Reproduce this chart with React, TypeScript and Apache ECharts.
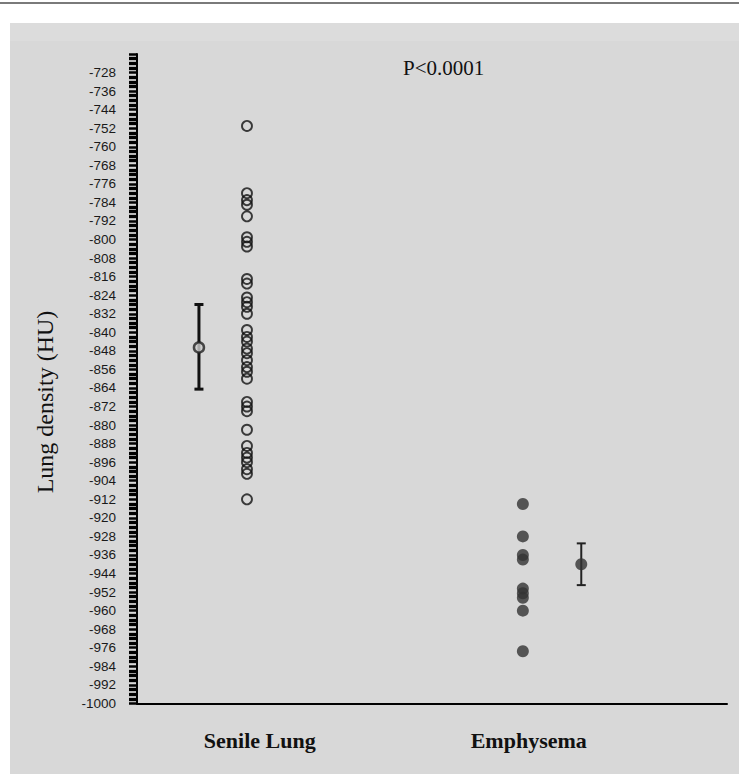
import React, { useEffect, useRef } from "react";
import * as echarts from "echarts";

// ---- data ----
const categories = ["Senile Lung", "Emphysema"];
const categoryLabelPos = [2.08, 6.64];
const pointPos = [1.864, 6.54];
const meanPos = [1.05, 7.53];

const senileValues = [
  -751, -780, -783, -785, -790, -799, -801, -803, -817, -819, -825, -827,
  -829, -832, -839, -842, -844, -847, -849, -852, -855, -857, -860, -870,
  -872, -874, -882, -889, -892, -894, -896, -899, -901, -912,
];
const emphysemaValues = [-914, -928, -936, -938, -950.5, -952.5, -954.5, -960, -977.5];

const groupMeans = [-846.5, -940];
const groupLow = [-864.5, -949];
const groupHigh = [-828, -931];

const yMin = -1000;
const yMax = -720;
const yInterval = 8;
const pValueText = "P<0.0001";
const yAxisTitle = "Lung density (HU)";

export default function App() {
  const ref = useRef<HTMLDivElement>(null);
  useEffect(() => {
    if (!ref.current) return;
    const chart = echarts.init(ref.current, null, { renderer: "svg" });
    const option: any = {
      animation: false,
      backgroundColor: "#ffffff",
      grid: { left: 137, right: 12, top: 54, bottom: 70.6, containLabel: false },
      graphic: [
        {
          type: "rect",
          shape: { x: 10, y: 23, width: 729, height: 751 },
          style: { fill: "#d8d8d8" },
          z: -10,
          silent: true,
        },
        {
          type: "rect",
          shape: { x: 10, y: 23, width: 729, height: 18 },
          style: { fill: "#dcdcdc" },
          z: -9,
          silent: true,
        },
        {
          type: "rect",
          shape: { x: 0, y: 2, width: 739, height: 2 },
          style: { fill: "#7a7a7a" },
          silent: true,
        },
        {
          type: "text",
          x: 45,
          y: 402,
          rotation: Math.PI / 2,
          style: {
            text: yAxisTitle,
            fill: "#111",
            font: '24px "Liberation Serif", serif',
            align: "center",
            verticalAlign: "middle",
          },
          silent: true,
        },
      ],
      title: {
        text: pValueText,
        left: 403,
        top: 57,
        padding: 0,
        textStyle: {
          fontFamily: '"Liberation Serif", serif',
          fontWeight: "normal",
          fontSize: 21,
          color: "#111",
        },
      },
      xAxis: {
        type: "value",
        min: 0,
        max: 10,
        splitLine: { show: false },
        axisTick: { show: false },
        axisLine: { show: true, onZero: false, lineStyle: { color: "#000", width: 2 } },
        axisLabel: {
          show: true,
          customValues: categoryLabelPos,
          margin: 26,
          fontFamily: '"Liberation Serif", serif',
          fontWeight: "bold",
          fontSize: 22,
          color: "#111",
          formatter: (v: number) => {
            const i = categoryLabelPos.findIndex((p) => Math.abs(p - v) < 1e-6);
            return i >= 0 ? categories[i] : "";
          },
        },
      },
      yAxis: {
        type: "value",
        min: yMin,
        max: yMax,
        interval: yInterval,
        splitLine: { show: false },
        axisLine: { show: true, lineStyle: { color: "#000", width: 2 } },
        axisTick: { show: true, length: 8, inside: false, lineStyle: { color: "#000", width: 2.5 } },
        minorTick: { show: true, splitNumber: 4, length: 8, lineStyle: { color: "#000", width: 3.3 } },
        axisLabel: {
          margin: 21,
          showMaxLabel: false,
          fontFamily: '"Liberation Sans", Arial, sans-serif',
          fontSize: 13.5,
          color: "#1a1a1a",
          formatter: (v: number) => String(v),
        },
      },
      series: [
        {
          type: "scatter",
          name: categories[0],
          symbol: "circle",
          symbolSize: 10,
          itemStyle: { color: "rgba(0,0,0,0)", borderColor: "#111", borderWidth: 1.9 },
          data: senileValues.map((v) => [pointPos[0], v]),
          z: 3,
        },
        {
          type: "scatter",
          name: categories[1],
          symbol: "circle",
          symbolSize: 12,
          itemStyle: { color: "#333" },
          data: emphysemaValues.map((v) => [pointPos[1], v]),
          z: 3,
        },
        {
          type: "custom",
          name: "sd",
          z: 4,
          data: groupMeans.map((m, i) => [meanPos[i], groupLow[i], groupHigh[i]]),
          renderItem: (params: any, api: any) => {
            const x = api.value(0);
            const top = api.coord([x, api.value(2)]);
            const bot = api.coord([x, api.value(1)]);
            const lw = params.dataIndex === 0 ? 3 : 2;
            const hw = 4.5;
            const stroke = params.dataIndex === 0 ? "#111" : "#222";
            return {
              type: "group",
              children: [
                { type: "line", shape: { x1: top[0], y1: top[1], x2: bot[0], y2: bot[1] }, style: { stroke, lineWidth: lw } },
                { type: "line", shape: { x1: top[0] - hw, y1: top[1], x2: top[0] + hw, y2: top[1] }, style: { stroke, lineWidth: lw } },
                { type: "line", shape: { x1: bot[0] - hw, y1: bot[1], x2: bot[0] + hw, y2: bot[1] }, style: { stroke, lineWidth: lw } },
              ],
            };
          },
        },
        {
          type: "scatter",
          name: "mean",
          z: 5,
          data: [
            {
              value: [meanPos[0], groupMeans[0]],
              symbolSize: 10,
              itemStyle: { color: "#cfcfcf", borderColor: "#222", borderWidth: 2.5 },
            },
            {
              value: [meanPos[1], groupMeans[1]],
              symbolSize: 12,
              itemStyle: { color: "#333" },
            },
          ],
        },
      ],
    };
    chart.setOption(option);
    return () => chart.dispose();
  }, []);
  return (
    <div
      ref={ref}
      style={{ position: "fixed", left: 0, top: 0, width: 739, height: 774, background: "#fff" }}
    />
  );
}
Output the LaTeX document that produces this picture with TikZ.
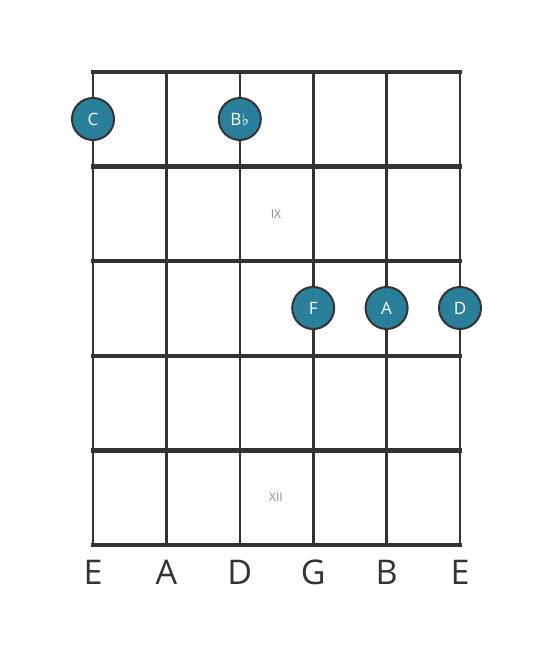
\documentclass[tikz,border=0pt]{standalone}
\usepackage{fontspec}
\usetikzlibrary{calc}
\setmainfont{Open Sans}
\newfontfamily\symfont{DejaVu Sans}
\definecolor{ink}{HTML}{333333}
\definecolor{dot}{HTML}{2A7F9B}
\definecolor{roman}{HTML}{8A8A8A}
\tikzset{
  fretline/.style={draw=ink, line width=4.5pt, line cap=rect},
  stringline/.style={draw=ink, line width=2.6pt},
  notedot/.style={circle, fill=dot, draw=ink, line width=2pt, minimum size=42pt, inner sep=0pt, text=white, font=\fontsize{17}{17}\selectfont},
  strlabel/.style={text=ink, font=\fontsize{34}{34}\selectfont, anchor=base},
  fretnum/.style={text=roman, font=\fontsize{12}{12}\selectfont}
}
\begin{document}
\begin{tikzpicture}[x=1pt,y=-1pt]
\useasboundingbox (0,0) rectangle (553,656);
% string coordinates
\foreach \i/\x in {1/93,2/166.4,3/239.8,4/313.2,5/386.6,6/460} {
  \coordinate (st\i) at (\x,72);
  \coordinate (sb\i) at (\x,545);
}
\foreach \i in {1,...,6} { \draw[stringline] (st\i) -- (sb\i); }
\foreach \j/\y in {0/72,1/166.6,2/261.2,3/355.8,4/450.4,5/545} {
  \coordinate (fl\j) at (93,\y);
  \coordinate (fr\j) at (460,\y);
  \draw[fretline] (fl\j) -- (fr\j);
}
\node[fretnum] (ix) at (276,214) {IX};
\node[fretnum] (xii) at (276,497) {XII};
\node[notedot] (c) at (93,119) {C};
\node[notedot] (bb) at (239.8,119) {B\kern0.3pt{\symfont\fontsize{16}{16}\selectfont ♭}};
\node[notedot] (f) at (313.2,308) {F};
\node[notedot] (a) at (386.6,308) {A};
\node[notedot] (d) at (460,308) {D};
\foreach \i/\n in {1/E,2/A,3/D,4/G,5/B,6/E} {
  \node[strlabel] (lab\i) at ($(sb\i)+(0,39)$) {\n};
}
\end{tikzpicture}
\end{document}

-----

## Task prompt
From the opening line of the listing above through the line bearing "import * as", repeat each line exactly. Drop every picture.

## Output for this exercise
Reproduce this chart with React, TypeScript and Apache ECharts.
import React, { useEffect, useRef } from "react";
import * as echarts from "echarts";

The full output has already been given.